Netanjahu zeigt sich unbeeindruckt

■ Die Mission des US-Vermittlers Dennis Ross wird die starre Haltung Israels gegen jeden weiteren Truppenrückzug kaum verändern können

Jerusalem (taz) – Die US-Regierung zögert. Auch vor dem gegenwärtigen Besuch von US-Vermittler Dennis Ross in der Region hat sie ihre Ideen zur Wiederbelebung des nahöstlichen Friedensprozesses nicht offiziell bekanntgegeben. Dabei wäre nichts notwendiger als die Vermittlung einer dritten Partei, um die völlig unvereinbaren Standpunkte von Israelis und Palästinensern einander anzunähern. Inoffiziell fordern die USA einen 13prozentigen Rückzug aus dem Westjordanland und ein „Time-out“ im Siedlungsbau. Ross soll hierzu die Meinung von Israels Ministerpräsident Netanjahu und Palästinenserpräsident Arafat einholen.

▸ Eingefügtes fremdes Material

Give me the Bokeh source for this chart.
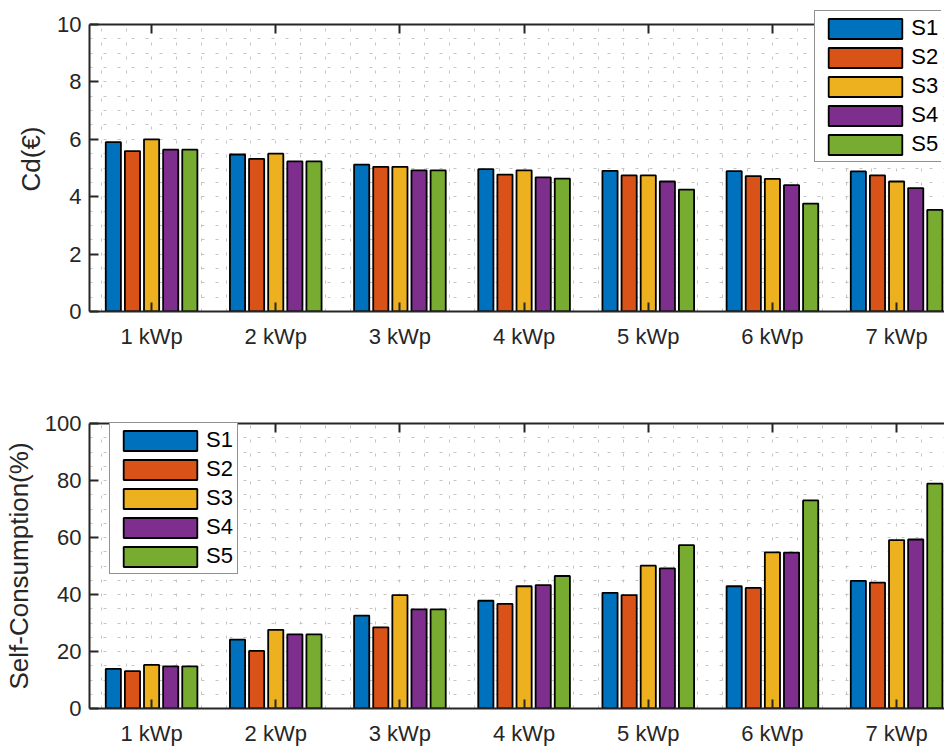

Die israelische Regierung hat vorgebaut. „Ich kann kein Diktat akzeptieren“, erklärte Netanjahu, ohne daß ein solches ausgesprochen wurde. „Ich habe nicht die Absicht, die USA daran zu hindern, Vorschläge zu machen, aber sie sollten die richtigen Vorschläge machen“, fügte er hinzu. Über Israels Sicherheitsbelange könne nur Israel selbst entscheiden.

Netanjahu steht unter Druck der Groß-Israel-Protagonisten. Zehn von ihnen drohten gestern in einer Anzeige in der Jerusalem Post damit, die Regierung zu Fall zu bringen, sollte Netanjahu einem weiteren Rückzug zustimmen. Dazu aber allerdings ist Israel laut den Interims-Abkommen verpflichtet: Bis zum Sommer 1998 stehen demnach drei Teilrückzüge an. Allerdings darf es den Umfang dieser Rückzüge selbst bestimmen.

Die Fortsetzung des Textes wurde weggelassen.